→ **WHAT YOU NEED TO DO**: Copy out exactly the lines from the first line of the material below through the line containing "(700,470) .. (tipa);", and nothing beyond them.
---
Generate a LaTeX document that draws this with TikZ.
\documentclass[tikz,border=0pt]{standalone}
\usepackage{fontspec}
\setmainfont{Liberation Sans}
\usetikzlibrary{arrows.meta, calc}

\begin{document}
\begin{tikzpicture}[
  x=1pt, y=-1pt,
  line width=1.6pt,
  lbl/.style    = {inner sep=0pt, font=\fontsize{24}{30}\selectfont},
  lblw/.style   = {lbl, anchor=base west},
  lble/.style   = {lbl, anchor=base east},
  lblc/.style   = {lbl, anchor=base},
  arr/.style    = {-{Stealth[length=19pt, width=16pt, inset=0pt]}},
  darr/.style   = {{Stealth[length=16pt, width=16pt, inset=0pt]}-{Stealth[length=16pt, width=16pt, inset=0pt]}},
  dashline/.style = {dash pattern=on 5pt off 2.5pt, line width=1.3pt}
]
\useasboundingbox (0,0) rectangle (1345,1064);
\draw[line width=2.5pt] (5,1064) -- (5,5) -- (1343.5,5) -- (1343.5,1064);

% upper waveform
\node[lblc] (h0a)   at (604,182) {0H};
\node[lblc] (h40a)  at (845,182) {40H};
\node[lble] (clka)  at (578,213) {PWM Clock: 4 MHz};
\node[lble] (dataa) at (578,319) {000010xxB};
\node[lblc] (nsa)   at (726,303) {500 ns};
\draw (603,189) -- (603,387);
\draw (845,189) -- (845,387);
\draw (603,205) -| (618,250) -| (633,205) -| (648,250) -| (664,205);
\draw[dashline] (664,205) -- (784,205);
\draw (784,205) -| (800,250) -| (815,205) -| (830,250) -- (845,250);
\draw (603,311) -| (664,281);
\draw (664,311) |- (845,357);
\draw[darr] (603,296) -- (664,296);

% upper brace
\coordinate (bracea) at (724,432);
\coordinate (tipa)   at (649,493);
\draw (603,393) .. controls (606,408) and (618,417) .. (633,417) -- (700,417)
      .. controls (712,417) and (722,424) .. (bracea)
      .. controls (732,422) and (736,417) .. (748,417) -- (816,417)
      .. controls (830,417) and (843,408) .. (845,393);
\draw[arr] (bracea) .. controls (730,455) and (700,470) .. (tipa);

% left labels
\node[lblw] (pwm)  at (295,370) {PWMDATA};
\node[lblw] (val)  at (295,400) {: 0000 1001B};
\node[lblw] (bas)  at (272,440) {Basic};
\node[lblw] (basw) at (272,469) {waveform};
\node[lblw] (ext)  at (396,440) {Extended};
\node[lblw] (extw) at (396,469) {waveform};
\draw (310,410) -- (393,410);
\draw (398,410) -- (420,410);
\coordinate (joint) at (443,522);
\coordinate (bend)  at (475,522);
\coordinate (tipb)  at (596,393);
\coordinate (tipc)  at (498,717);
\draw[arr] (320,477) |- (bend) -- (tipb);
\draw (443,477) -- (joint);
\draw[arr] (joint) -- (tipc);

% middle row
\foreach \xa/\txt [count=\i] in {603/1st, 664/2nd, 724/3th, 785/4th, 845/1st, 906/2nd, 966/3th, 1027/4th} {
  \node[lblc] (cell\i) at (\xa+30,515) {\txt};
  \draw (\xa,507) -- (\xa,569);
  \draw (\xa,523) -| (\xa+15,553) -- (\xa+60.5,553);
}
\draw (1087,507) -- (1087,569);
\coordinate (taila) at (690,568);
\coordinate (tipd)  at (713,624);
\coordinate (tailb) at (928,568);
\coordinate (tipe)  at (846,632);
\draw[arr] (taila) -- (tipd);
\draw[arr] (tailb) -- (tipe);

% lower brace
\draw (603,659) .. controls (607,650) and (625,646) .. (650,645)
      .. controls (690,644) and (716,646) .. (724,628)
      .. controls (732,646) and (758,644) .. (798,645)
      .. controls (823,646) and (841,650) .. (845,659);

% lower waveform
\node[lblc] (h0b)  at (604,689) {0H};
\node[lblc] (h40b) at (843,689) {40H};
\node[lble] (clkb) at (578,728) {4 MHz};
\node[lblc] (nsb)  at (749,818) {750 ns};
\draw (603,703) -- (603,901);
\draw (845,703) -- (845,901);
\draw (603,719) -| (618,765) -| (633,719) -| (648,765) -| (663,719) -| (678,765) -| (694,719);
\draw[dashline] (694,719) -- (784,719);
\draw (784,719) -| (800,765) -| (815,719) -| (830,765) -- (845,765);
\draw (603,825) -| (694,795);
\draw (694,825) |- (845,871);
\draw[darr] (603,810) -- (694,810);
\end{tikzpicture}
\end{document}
---
→ **SOLVED EXERCISE**:
Generate a LaTeX document that draws this with TikZ.
\documentclass[tikz,border=0pt]{standalone}
\usepackage{fontspec}
\setmainfont{Liberation Sans}
\usetikzlibrary{arrows.meta, calc}

\begin{document}
\begin{tikzpicture}[
  x=1pt, y=-1pt,
  line width=1.6pt,
  lbl/.style    = {inner sep=0pt, font=\fontsize{24}{30}\selectfont},
  lblw/.style   = {lbl, anchor=base west},
  lble/.style   = {lbl, anchor=base east},
  lblc/.style   = {lbl, anchor=base},
  arr/.style    = {-{Stealth[length=19pt, width=16pt, inset=0pt]}},
  darr/.style   = {{Stealth[length=16pt, width=16pt, inset=0pt]}-{Stealth[length=16pt, width=16pt, inset=0pt]}},
  dashline/.style = {dash pattern=on 5pt off 2.5pt, line width=1.3pt}
]
\useasboundingbox (0,0) rectangle (1345,1064);
\draw[line width=2.5pt] (5,1064) -- (5,5) -- (1343.5,5) -- (1343.5,1064);

% upper waveform
\node[lblc] (h0a)   at (604,182) {0H};
\node[lblc] (h40a)  at (845,182) {40H};
\node[lble] (clka)  at (578,213) {PWM Clock: 4 MHz};
\node[lble] (dataa) at (578,319) {000010xxB};
\node[lblc] (nsa)   at (726,303) {500 ns};
\draw (603,189) -- (603,387);
\draw (845,189) -- (845,387);
\draw (603,205) -| (618,250) -| (633,205) -| (648,250) -| (664,205);
\draw[dashline] (664,205) -- (784,205);
\draw (784,205) -| (800,250) -| (815,205) -| (830,250) -- (845,250);
\draw (603,311) -| (664,281);
\draw (664,311) |- (845,357);
\draw[darr] (603,296) -- (664,296);

% upper brace
\coordinate (bracea) at (724,432);
\coordinate (tipa)   at (649,493);
\draw (603,393) .. controls (606,408) and (618,417) .. (633,417) -- (700,417)
      .. controls (712,417) and (722,424) .. (bracea)
      .. controls (732,422) and (736,417) .. (748,417) -- (816,417)
      .. controls (830,417) and (843,408) .. (845,393);
\draw[arr] (bracea) .. controls (730,455) and (700,470) .. (tipa);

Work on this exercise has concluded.